WORK REQUIRED: Give again, exactly as written, the lines of the records below from the line with "Clone this chart in matplotlib." to the line with "groups = ['PET', 'pvcPET']". Both end lines count; pictures do not.

RECORDS FOR THIS EXERCISE:
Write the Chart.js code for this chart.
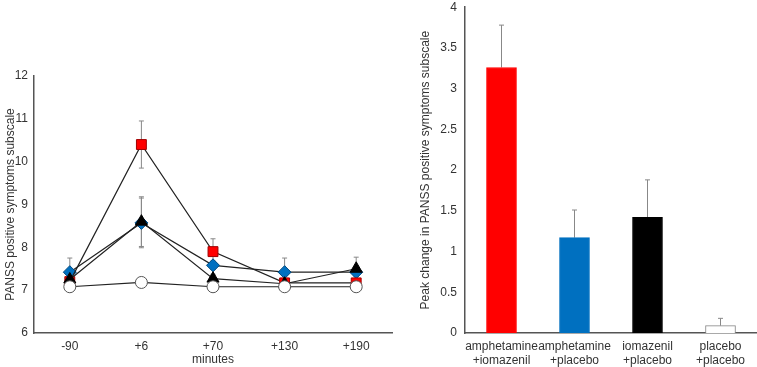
<!DOCTYPE html>
<html>
<head>
<meta charset="utf-8">
<script src="https://cdn.jsdelivr.net/npm/chart.js@4.4.0/dist/chart.umd.min.js"></script>
<style>
  body { margin: 0; background: #fff; overflow: hidden; }
  #left { position: absolute; left: 0; top: 0; }
  #right { position: absolute; left: 400px; top: -8px; }
</style>
</head>
<body>
<canvas id="left" width="400" height="367"></canvas>
<canvas id="right" width="357" height="375"></canvas>
<script>
// time course (left panel)
const minutes = ["-90", "+6", "+70", "+130", "+190"];
const ampIom = [7.2, 10.4, 7.9, 7.17, 7.17];
const ampIomErr = [0.1, 0.55, 0.3, 0.05, 0.05];
const ampPla = [7.42, 8.57, 7.58, 7.42, 7.42];
const ampPlaErr = [0.33, 0.58, 0.1, 0.33, 0.1];
const iomPla = [7.25, 8.6, 7.27, 7.15, 7.5];
const iomPlaErr = [0.1, 0.58, 0.1, 0.05, 0.27];
const plaPla = [7.08, 7.18, 7.08, 7.08, 7.08];
const plaPlaErr = [0.05, 0.05, 0.05, 0.05, 0.05];

// peak change (right panel)
const groups = [["amphetamine", "+iomazenil"], ["amphetamine", "+placebo"], ["iomazenil", "+placebo"], ["placebo", "+placebo"]];
const peakChange = [3.26, 1.17, 1.42, 0.09];
const peakErr = [0.52, 0.34, 0.46, 0.09];
const barColors = ["#ff0000", "#0070c0", "#000000", "#ffffff"];

const font = { family: "'Liberation Sans', Arial, sans-serif", size: 12 };
const axisColor = "#555";
const textColor = "#333";

// draws error bars from the dataset's err array, behind the marks
const errorBars = {
  id: "errorBars",
  beforeDatasetsDraw(chart) {
    const ctx = chart.ctx;
    const yScale = chart.scales.y;
    ctx.save();
    ctx.strokeStyle = "#888";
    ctx.lineWidth = 1;
    chart.data.datasets.forEach((ds, di) => {
      if (!ds.err) return;
      const meta = chart.getDatasetMeta(di);
      meta.data.forEach((el, i) => {
        const v = ds.data[i], e = ds.err[i];
        const top = yScale.getPixelForValue(v + e);
        const bot = ds.upOnly ? yScale.getPixelForValue(v) : yScale.getPixelForValue(v - e);
        ctx.beginPath();
        ctx.moveTo(el.x, top);
        ctx.lineTo(el.x, bot);
        ctx.moveTo(el.x - 2.5, top);
        ctx.lineTo(el.x + 2.5, top);
        if (!ds.upOnly) {
          ctx.moveTo(el.x - 2.5, bot);
          ctx.lineTo(el.x + 2.5, bot);
        }
        ctx.stroke();
      });
    });
    ctx.restore();
  },
};

const lineSet = (data, err, style, bg, border, radius, order) => ({
  data: data,
  err: err,
  pointStyle: style,
  backgroundColor: bg,
  pointBackgroundColor: bg,
  pointBorderColor: border,
  pointBorderWidth: 1,
  pointRadius: radius,
  borderColor: "#222",
  borderWidth: 1.2,
  tension: 0,
  order: order,
});

new Chart(document.getElementById("left"), {
  type: "line",
  data: {
    labels: minutes,
    datasets: [
      lineSet(plaPla, plaPlaErr, "circle", "#ffffff", "#555", 6, 1),
      lineSet(iomPla, iomPlaErr, "triangle", "#000000", "#000", 7, 2),
      lineSet(ampIom, ampIomErr, "rect", "#ff0000", "#a00000", 7, 3),
      lineSet(ampPla, ampPlaErr, "rectRot", "#0070c0", "#004a80", 6.5, 4),
    ],
  },
  options: {
    responsive: false,
    animation: false,
    layout: { padding: { top: 76, right: 2, left: 3, bottom: 0 } },
    plugins: { legend: { display: false }, tooltip: { enabled: false } },
    scales: {
      x: {
        offset: true,
        grid: { display: false, drawTicks: false },
        border: { color: axisColor, width: 1.5 },
        ticks: { color: textColor, font: font, padding: 6 },
        title: { display: true, text: "minutes", color: textColor, font: font, padding: { top: 4, bottom: 0 } },
        afterFit(s) { s.height = 34; },
      },
      y: {
        min: 6,
        max: 12,
        grid: { display: false, drawTicks: false },
        border: { color: axisColor, width: 1.5 },
        ticks: { stepSize: 1, color: textColor, font: font, padding: 6 },
        title: { display: true, text: "PANSS positive symptoms subscale", color: textColor, font: font, padding: 0 },
        afterFit(s) { s.width = 31; },
      },
    },
  },
  plugins: [errorBars],
});

new Chart(document.getElementById("right"), {
  type: "bar",
  data: {
    labels: groups,
    datasets: [{
      data: peakChange,
      err: peakErr,
      upOnly: true,
      backgroundColor: barColors,
      borderColor: ["#ff0000", "#0070c0", "#000000", "#888888"],
      borderWidth: 1,
      barThickness: 30,
    }],
  },
  options: {
    responsive: false,
    animation: false,
    layout: { padding: { top: 0, right: 0, left: 18, bottom: 0 } },
    plugins: { legend: { display: false }, tooltip: { enabled: false } },
    scales: {
      x: {
        grid: { display: false, drawTicks: false },
        border: { color: axisColor, width: 1.5 },
        ticks: { color: textColor, font: font, padding: 6, maxRotation: 0, minRotation: 0, autoSkip: false },
        afterFit(s) { s.height = 34; },
      },
      y: {
        min: 0,
        max: 4,
        grid: { display: false, drawTicks: false },
        border: { color: axisColor, width: 1.5 },
        ticks: { stepSize: 0.5, color: textColor, font: font, padding: 8, callback: (v) => String(v) },
        title: { display: true, text: "Peak change in PANSS positive symptoms subscale", color: textColor, font: font, padding: 0 },
        afterFit(s) { s.width = 47; },
      },
    },
  },
  plugins: [errorBars],
});
</script>
</body>
</html>
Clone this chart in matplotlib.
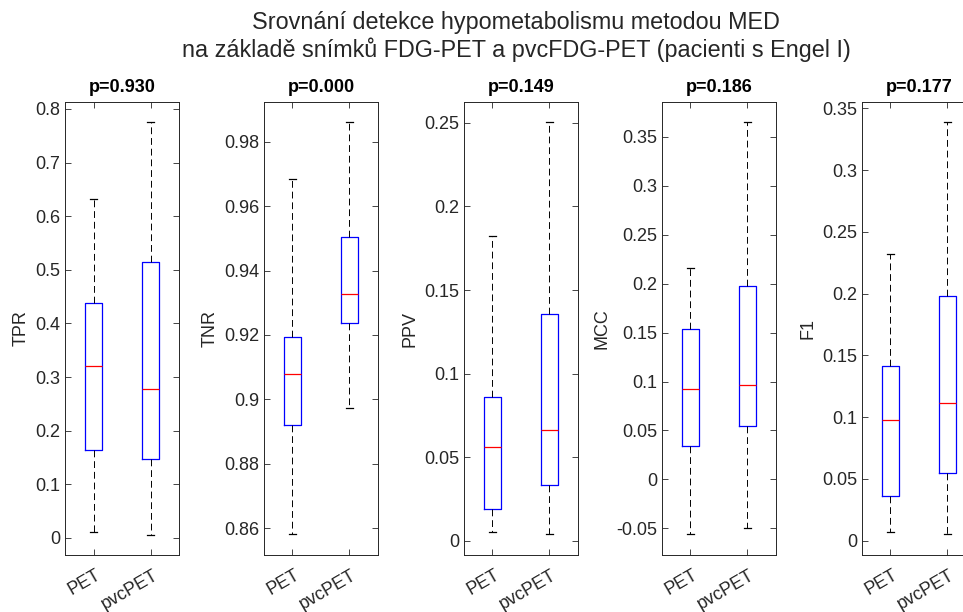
import matplotlib
matplotlib.use('Agg')
import matplotlib.pyplot as plt
import matplotlib.transforms as mtransforms

plt.rcParams['font.family'] = ['Liberation Sans', 'DejaVu Sans']

# hodnoty (PET, pvcPET)
metrics = ['TPR', 'TNR', 'PPV', 'MCC', 'F1']
pvals = ['p=0.930', 'p=0.000', 'p=0.149', 'p=0.186', 'p=0.177']
groups = ['PET', 'pvcPET']

whislo = [[0.011, 0.006], [0.8582, 0.8974], [0.0054, 0.004], [-0.0561, -0.050], [0.0073, 0.0052]]
q1 = [[0.164, 0.148], [0.892, 0.9237], [0.0191, 0.0335], [0.0341, 0.0545], [0.0359, 0.0545]]
med = [[0.321, 0.2775], [0.9079, 0.9326], [0.056, 0.0663], [0.0923, 0.0961], [0.0975, 0.1112]]
q3 = [[0.4385, 0.515], [0.9193, 0.9503], [0.0859, 0.1355], [0.1533, 0.1975], [0.1417, 0.1978]]
whishi = [[0.633, 0.776], [0.9684, 0.986], [0.1825, 0.2502], [0.2162, 0.3648], [0.232, 0.3387]]

ylims = [(-0.032, 0.813), (0.8517, 0.9923), (-0.0084, 0.2624), (-0.0772, 0.3855), (-0.0116, 0.3551)]
yticks = [[0, 0.1, 0.2, 0.3, 0.4, 0.5, 0.6, 0.7, 0.8],
          [0.86, 0.88, 0.9, 0.92, 0.94, 0.96, 0.98],
          [0, 0.05, 0.1, 0.15, 0.2, 0.25],
          [-0.05, 0, 0.05, 0.1, 0.15, 0.2, 0.25, 0.3, 0.35],
          [0, 0.05, 0.1, 0.15, 0.2, 0.25, 0.3, 0.35]]

grey = (0.15, 0.15, 0.15)
fig = plt.figure(figsize=(9.63, 6.12), dpi=100)
lefts = [0.0675, 0.2741, 0.4818, 0.6874, 0.8951]

for k in range(5):
    ax = fig.add_axes([lefts[k], 0.0931, 0.1184, 0.7402])
    stats = []
    for g in range(2):
        stats.append(dict(med=med[k][g], q1=q1[k][g], q3=q3[k][g],
                          whislo=whislo[k][g], whishi=whishi[k][g], fliers=[]))
    ax.bxp(stats, positions=[1, 2], widths=0.3, capwidths=0.12, showfliers=False,
           boxprops=dict(color='b', linewidth=0.9),
           medianprops=dict(color='r', linewidth=0.9),
           whiskerprops=dict(color='k', linewidth=0.7, linestyle=(0, (7, 4))),
           capprops=dict(color='k', linewidth=0.9))
    ax.set_xlim(0.5, 2.5)
    ax.set_ylim(*ylims[k])
    ax.set_yticks(yticks[k])
    ax.set_yticklabels(['%g' % v for v in yticks[k]])
    ax.set_xticks([1, 2])
    ax.set_xticklabels([])
    # popisky osy x natocene o 30 stupnu
    tr = mtransforms.offset_copy(ax.get_xaxis_transform(), fig, x=6, y=-19, units='dots')
    for pos, name in zip([1, 2], groups):
        ax.text(pos, 0, name, transform=tr, rotation=30, ha='right', va='center',
                rotation_mode='anchor', fontsize=13, color=grey)
    ax.tick_params(direction='in', length=4, top=True, right=True, labelsize=13,
                   colors=grey, width=0.6)
    for s in ax.spines.values():
        s.set_color(grey)
        s.set_linewidth(0.7)
    ax.set_ylabel(metrics[k], fontsize=13, color=grey)
    ax.set_title(pvals[k], fontsize=13, fontweight='bold', pad=7)

fig.text(0.536, 0.964, 'Srovnání detekce hypometabolismu metodou MED', ha='center', va='center',
         fontsize=16.8, color=grey)
fig.text(0.536, 0.918, 'na základě snímků FDG-PET a pvcFDG-PET (pacienti s Engel I)', ha='center',
         va='center', fontsize=16.8, color=grey)

fig.savefig('out.png', dpi=100)
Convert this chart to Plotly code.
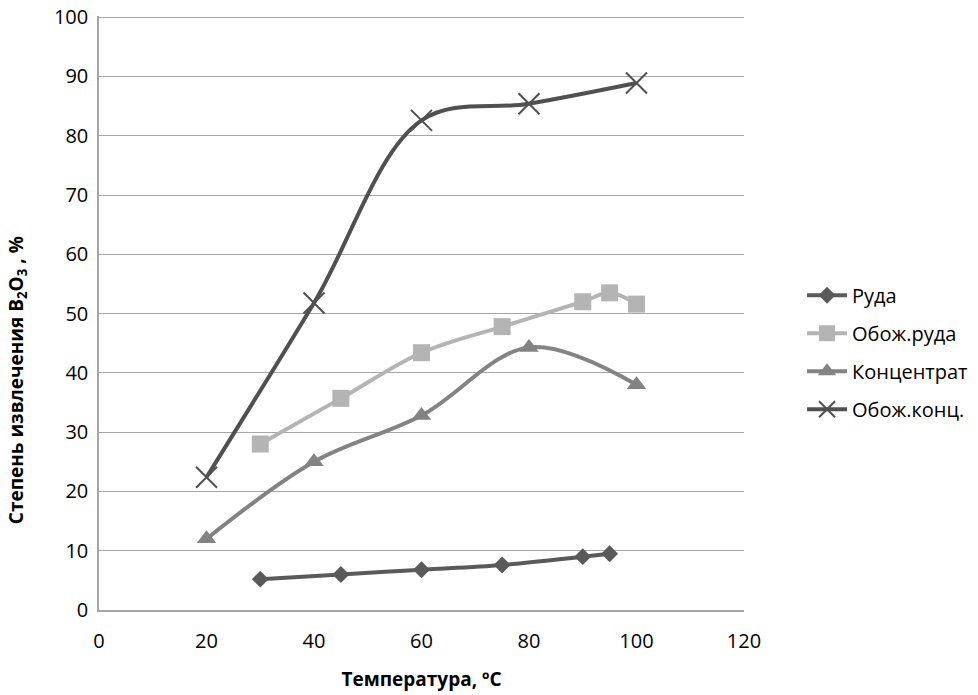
import plotly.graph_objects as go

x_ruda = [30, 45, 60, 75, 90, 95]
y_ruda = [5.2, 6.0, 6.8, 7.6, 9.0, 9.5]

x_obruda = [30, 45, 60, 75, 90, 95, 100]
y_obruda = [28.0, 35.7, 43.4, 47.8, 52.0, 53.5, 51.6]

x_konc = [20, 40, 60, 80, 100]
y_konc = [12.0, 25.0, 32.8, 44.3, 38.0]

x_obkonc = [20, 40, 60, 80, 100]
y_obkonc = [22.4, 51.8, 82.6, 85.4, 88.9]

x_ticks = [0, 20, 40, 60, 80, 100, 120]
y_ticks = [0, 10, 20, 30, 40, 50, 60, 70, 80, 90, 100]

FONT = "Open Sans, Noto Sans, sans-serif"
SM = 1.0

fig = go.Figure()
fig.add_trace(go.Scatter(
    x=x_ruda, y=y_ruda, name="Руда", mode="lines+markers", legendgroup="a",
    line=dict(color="#5a5a5a", width=4, shape="spline", smoothing=SM),
    marker=dict(symbol="diamond", size=13, color="#5a5a5a")))
fig.add_trace(go.Scatter(
    x=x_obruda, y=y_obruda, name="Обож.руда", mode="lines+markers", legendgroup="b",
    line=dict(color="#b4b4b4", width=4, shape="spline", smoothing=SM),
    marker=dict(symbol="square", size=17, color="#b4b4b4")))
fig.add_trace(go.Scatter(
    x=x_konc, y=y_konc, name="Концентрат", mode="lines+markers", legendgroup="c",
    line=dict(color="#838383", width=4, shape="spline", smoothing=SM),
    marker=dict(symbol="triangle-up", size=17, color="#838383")))
fig.add_trace(go.Scatter(
    x=x_obkonc, y=y_obkonc, name="Обож.конц.", mode="lines+markers", legendgroup="d",
    line=dict(color="#505050", width=4, shape="spline", smoothing=SM),
    marker=dict(symbol="x-thin-open", size=21, color="#505050",
                line=dict(color="#505050", width=2))))

fig.update_layout(
    width=978, height=695,
    margin=dict(l=99, r=234, t=16, b=85, autoexpand=False),
    paper_bgcolor="white", plot_bgcolor="white",
    font=dict(family=FONT, color="#000000", size=20),
    showlegend=True,
    legend=dict(x=1.09, y=0.434, xanchor="left", yanchor="middle",
                font=dict(size=20, family=FONT), bgcolor="rgba(0,0,0,0)",
                itemwidth=40, tracegroupgap=9),
    xaxis=dict(range=[0, 120], tickvals=x_ticks, showgrid=False, automargin=False,
               zeroline=False, showline=True, linecolor="#a6a6a6", linewidth=1.5,
               ticks="", tickfont=dict(size=20), ticklabelstandoff=12,
               title=dict(text="<b>Температура, ºC</b>", font=dict(size=19), standoff=20)),
    yaxis=dict(range=[0, 100.2], tickvals=y_ticks, showgrid=True, gridcolor="#a6a6a6",
               gridwidth=1.3, zeroline=False, showline=True, linecolor="#a6a6a6",
               linewidth=1.5, ticks="", tickfont=dict(size=20), ticklabelstandoff=5,
               automargin=False),
    annotations=[dict(
        text="<b>Степень извлечения B<sub>2</sub>O<sub>3</sub> , %</b>",
        xref="paper", yref="paper", x=-0.127, y=0.387, xanchor="center",
        yanchor="middle", textangle=-90, showarrow=False,
        font=dict(size=19, family=FONT))],
)

fig.write_html("out.html", config={"displayModeBar": False},
               post_script="document.body.style.margin='0px';document.body.style.overflow='hidden';")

EXERCISE RESPONSE:
Clone this chart in matplotlib.
import matplotlib
matplotlib.use('Agg')
import matplotlib.pyplot as plt
import matplotlib.transforms as mtransforms

plt.rcParams['font.family'] = ['Liberation Sans', 'DejaVu Sans']

# hodnoty (PET, pvcPET)
metrics = ['TPR', 'TNR', 'PPV', 'MCC', 'F1']
pvals = ['p=0.930', 'p=0.000', 'p=0.149', 'p=0.186', 'p=0.177']
groups = ['PET', 'pvcPET']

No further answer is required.